What you need to do:
Copy the listing below line for line, starting at its first line and ending with the line that has "(o5) at (566,366.5)" in it. Add nothing.

Recorded information:
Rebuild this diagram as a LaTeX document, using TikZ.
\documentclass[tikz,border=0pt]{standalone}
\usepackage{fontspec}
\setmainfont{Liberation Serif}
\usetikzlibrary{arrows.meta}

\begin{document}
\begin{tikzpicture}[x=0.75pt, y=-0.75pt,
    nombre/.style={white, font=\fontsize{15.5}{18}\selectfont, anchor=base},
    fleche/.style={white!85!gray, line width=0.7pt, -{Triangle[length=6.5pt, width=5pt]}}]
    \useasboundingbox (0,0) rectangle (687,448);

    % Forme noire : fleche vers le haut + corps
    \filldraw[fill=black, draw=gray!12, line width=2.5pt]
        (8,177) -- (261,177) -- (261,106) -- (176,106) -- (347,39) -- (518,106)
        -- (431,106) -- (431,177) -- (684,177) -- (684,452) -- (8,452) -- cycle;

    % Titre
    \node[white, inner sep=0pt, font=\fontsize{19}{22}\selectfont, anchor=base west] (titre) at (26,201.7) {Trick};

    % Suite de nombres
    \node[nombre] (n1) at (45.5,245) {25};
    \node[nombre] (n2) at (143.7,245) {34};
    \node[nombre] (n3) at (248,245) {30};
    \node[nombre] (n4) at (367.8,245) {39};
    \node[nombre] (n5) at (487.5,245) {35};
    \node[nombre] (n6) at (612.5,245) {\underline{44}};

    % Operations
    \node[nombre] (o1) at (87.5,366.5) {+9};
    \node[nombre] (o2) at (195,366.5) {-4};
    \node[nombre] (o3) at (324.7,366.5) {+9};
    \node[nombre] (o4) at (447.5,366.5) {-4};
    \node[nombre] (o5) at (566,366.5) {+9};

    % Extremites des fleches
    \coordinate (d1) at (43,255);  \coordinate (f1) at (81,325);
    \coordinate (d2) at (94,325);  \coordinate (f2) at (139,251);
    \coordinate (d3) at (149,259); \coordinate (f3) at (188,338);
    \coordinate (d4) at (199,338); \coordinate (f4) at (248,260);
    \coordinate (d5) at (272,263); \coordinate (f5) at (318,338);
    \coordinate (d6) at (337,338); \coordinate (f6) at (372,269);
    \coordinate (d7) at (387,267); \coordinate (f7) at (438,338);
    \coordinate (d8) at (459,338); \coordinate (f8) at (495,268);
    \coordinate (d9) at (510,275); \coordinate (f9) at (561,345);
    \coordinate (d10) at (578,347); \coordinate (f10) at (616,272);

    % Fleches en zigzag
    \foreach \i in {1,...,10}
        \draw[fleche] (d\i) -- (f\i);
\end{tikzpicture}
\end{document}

Solution to the problem:
Rebuild this diagram as a LaTeX document, using TikZ.
\documentclass[tikz,border=0pt]{standalone}
\usepackage{fontspec}
\setmainfont{Liberation Serif}
\usetikzlibrary{arrows.meta}

\begin{document}
\begin{tikzpicture}[x=0.75pt, y=-0.75pt,
    nombre/.style={white, font=\fontsize{15.5}{18}\selectfont, anchor=base},
    fleche/.style={white!85!gray, line width=0.7pt, -{Triangle[length=6.5pt, width=5pt]}}]
    \useasboundingbox (0,0) rectangle (687,448);

    % Forme noire : fleche vers le haut + corps
    \filldraw[fill=black, draw=gray!12, line width=2.5pt]
        (8,177) -- (261,177) -- (261,106) -- (176,106) -- (347,39) -- (518,106)
        -- (431,106) -- (431,177) -- (684,177) -- (684,452) -- (8,452) -- cycle;

    % Titre
    \node[white, inner sep=0pt, font=\fontsize{19}{22}\selectfont, anchor=base west] (titre) at (26,201.7) {Trick};

    % Suite de nombres
    \node[nombre] (n1) at (45.5,245) {25};
    \node[nombre] (n2) at (143.7,245) {34};
    \node[nombre] (n3) at (248,245) {30};
    \node[nombre] (n4) at (367.8,245) {39};
    \node[nombre] (n5) at (487.5,245) {35};
    \node[nombre] (n6) at (612.5,245) {\underline{44}};

    % Operations
    \node[nombre] (o1) at (87.5,366.5) {+9};
    \node[nombre] (o2) at (195,366.5) {-4};
    \node[nombre] (o3) at (324.7,366.5) {+9};
    \node[nombre] (o4) at (447.5,366.5) {-4};
    \node[nombre] (o5) at (566,366.5) {+9};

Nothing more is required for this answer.